In his previous book, “The Good Soldiers,” Finkel, a staff writer for The Washington Post, followed the men of the Army’s Second Battalion, 16th Infantry Regiment during its 15-month deployment in Iraq in 2007-08. Now he writes about the “after-war” for some of those same soldiers, novelistically weaving together their overlapping personal stories as well as those of their caregivers, spouses, and commanding officers, looking at day-to-day lives as well as larger policy issues.
The stark statistical information alone is an eye-opener. About 2 million Americans have served in Iraq and Afghanistan. And although most of them have more or less adjusted to life after war, Finkel reports that
“20 to 30 percent have come home with post-traumatic stress disorder — PTSD — a mental health condition triggered by some type of terror, or traumatic brain injury — TBI — which occurs when a brain is jolted so violently that it collides with the inside of the skull and causes psychological damage. Depression, anxiety, nightmares, memory problems, personality changes, suicidal thoughts: Every war has its after-war.’’
The toll from Iraq and Afghanistan, he tells us, “will be some five hundred thousand mentally wounded American veterans.’’

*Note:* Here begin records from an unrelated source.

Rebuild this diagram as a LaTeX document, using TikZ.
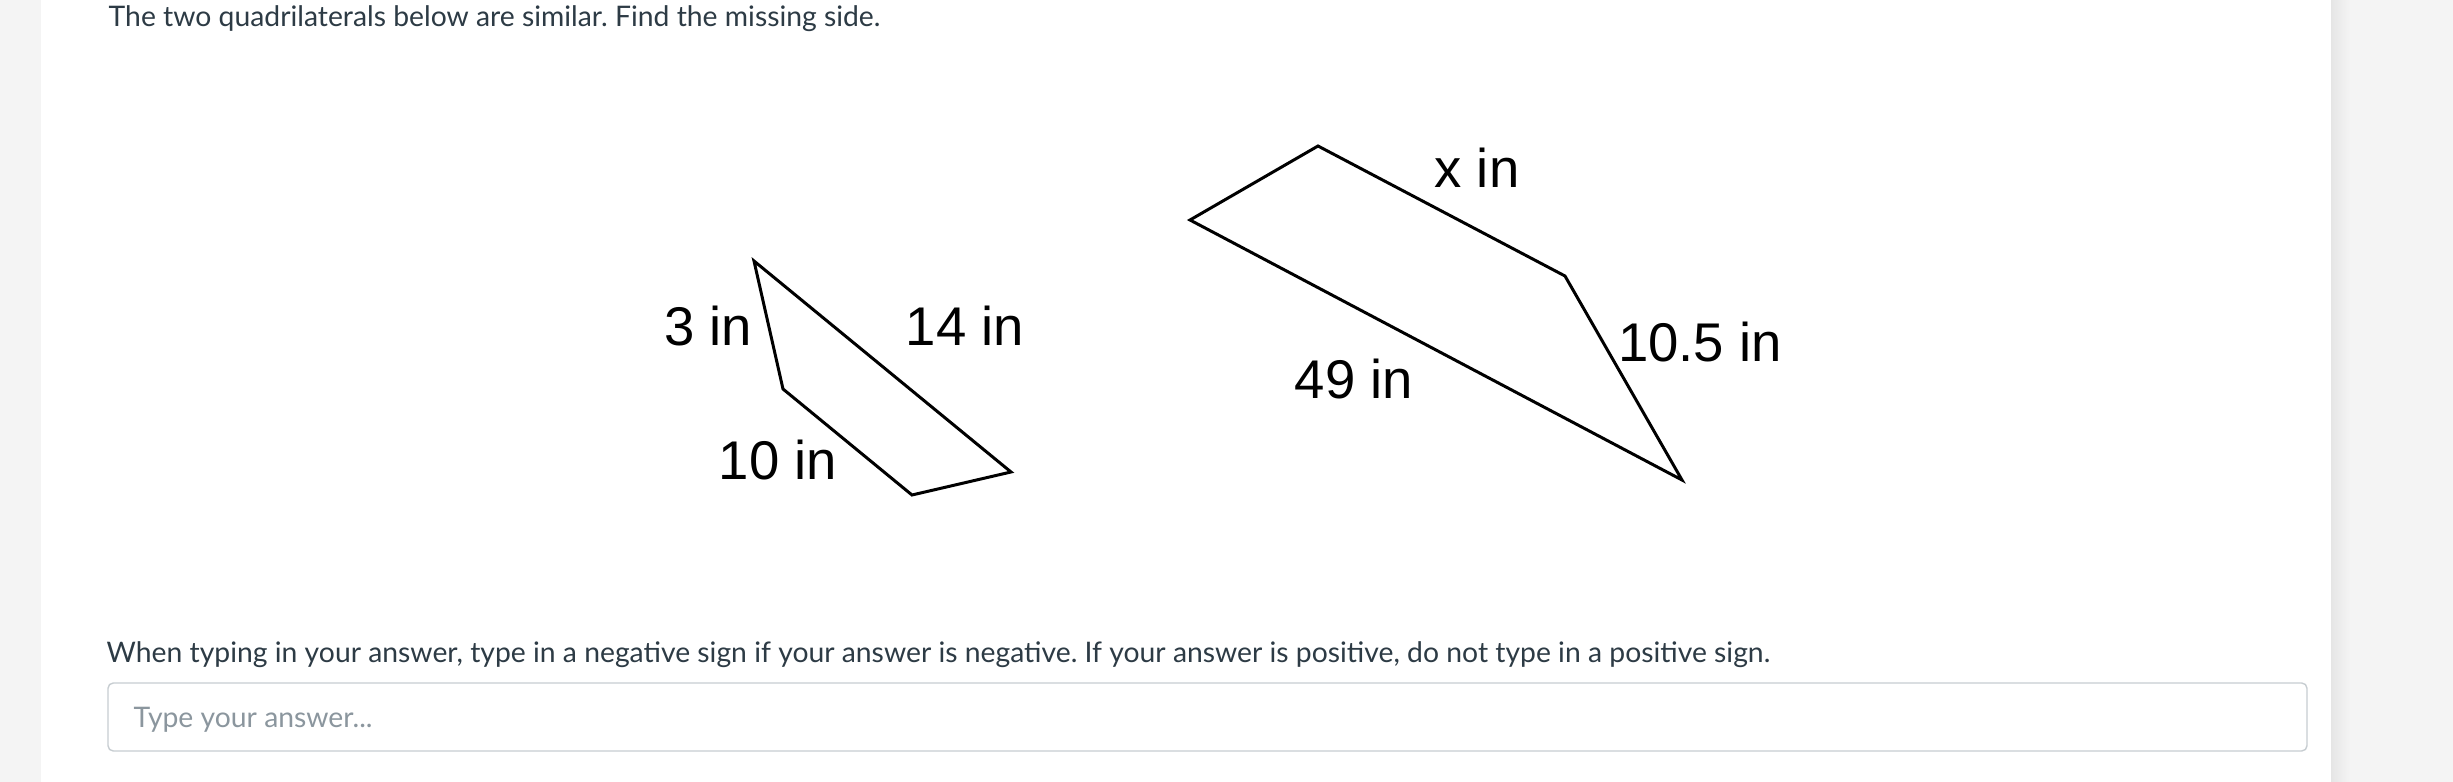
\documentclass[tikz,border=0pt]{standalone}
\usepackage{fontspec}
\setmainfont{Lato}
\newfontfamily\figfont{Liberation Sans}
\usetikzlibrary{positioning}
\definecolor{textgray}{HTML}{2D3B45}
\definecolor{hintgray}{HTML}{8B969E}
\definecolor{boxgray}{HTML}{C7CDD1}
\definecolor{pagegray}{HTML}{F4F4F4}
\frenchspacing
\tikzset{
  side/.style={
    font=\figfont\fontsize{15.5}{18}\selectfont,
    inner sep=0pt,
  },
  prompt/.style={
    anchor=base west,
    font=\fontsize{8.05}{10}\selectfont,
    text=textgray,
    inner sep=0pt,
  },
  quad/.style={
    draw, line width=0.85pt, line join=miter
  }
}

\begin{document}
\begin{tikzpicture}[x=0.01cm, y=-0.01cm]

% Page
\fill[pagegray] (0,0) rectangle (2453,782);
\fill[white] (41,0) rectangle (2331,782);
\shade[left color=black!10, right color=pagegray] (2331,0) rectangle (2350,782);
\useasboundingbox (0,0) rectangle (2453,782);

% Question
\node[prompt] (question) at (108,27) {The two quadrilaterals below are similar. Find the missing side.};

% Small quadrilateral
\coordinate (a1) at (754,261);
\coordinate (b1) at (783,389);
\coordinate (c1) at (912,495);
\coordinate (d1) at (1011,472);
\draw[quad] (a1) -- (b1) -- (c1) -- (d1) -- cycle;
\node[side] (three) at (708,326) {3 in};
\node[side] (fourteen) at (965,326) {14 in};
\node[side] (ten) at (778,460) {10 in};

% Large quadrilateral
\coordinate (a2) at (1318,146);
\coordinate (b2) at (1190,220);
\coordinate (c2) at (1682,480);
\coordinate (d2) at (1565,276);
\draw[quad] (a2) -- (b2) -- (c2) -- (d2) -- cycle;
\node[side] (xside) at (1477,168) {x in};
\node[side] (tenhalf) at (1700,342) {10.5 in};
\node[side] (fortynine) at (1354,379) {49 in};

% Answer
\node[prompt] (hint) at (106,662) {When typing in your answer, type in a negative sign if your answer is negative. If your answer is positive, do not type in a positive sign.};
\draw[boxgray, rounded corners=1.5pt] (108,683) rectangle (2307,751);
\node[prompt, text=hintgray] (answer) at (133,727) {Type your answer...};

\end{tikzpicture}
\end{document}
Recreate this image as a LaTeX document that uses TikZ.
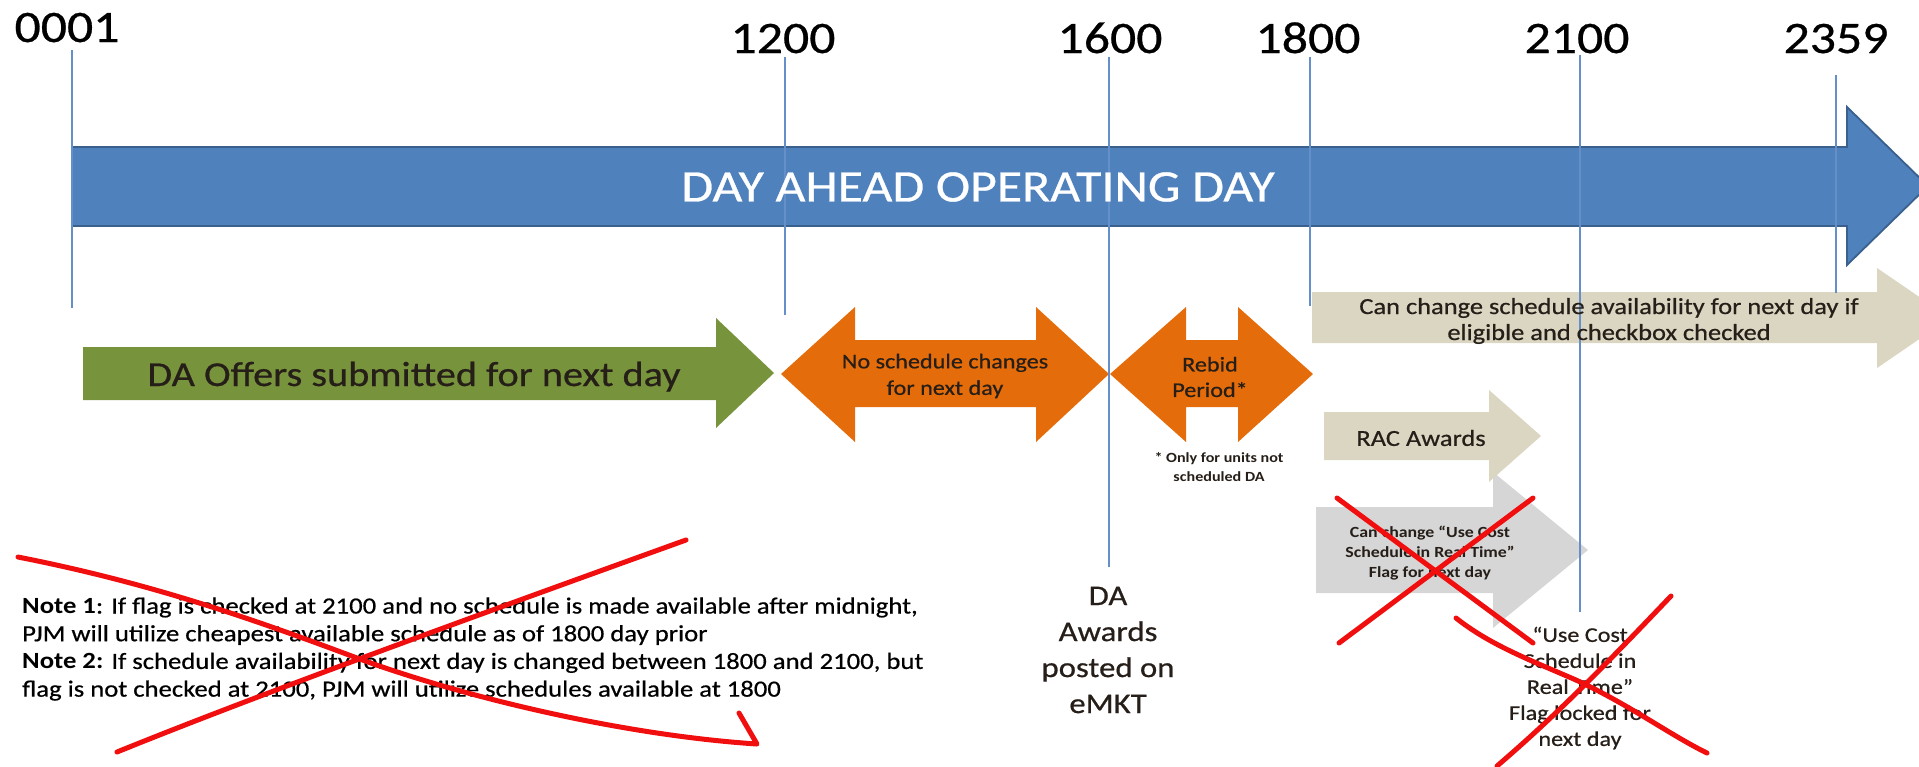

This is all valuable context, but Finkel’s real achievement is in his portrayal of individual lives. We see the men, their spouses, and their caregivers, both civilian and military. And we meet the widows of soldiers who have fallen, either in battle or by their own hands.
These are all men who were considered supremely brave, competent soldiers. Until they snapped. There’s Nic DeNinno who thought of himself as “a true patriot.” Until “he punched his first civilian in the face, and then he pushed his first civilian down some stairs, and now he is back in the United States, crying and saying to his wife, Sascha, ‘I feel like a monster.’ ” There’s Tausolo Aieti, from American Samoa, described by his company sergeant as deserving a Bronze or Silver star: “The guy’s never failed at anything.”
Aieti was on patrol in a Humvee that was blown up by a roadside bomb. With a broken leg, he dragged two of his companions from the wreckage. But his recurring nightmare is of the man he didn’t get to: “Harrelson, on fire, asking him, ‘Why didn’t you save me?’ ” Now Aieti is incapacitated by violent rage and confusion.
Through scenes rendered with firsthand immediacy, Finkel portrays the texture of family life and friendships among these men and their spouses. One story in particular, that of Adam Schumann, becomes the central thread of the book. Schumann is another supremely competent soldier: “Adam had the sharpest eyes, Adam always found the hidden bombs, everyone relied on Adam.”
When Schumann isn’t on a patrol where a friend is killed, another soldier tells him, “None of this [expletive] would have happened if you were there.” The statement is meant as a compliment, but Schumann is tortured by it.
Schumann’s long road to recovery provides one of the book’s few notes of solace. He’s just one of many who envies those with physical wounds, because at least these soldiers “can see evidence that something is really wrong with them.”
One of the catch phrases of PTSD recovery is “lessons learned.” But Finkel finds a separate truth in the story of Adam’s wife, Saskia, who has dealt with his violent outbursts and a suicide attempt: “Her lesson learned: it’s different from the Army’s. To her, what happened is the lesson.”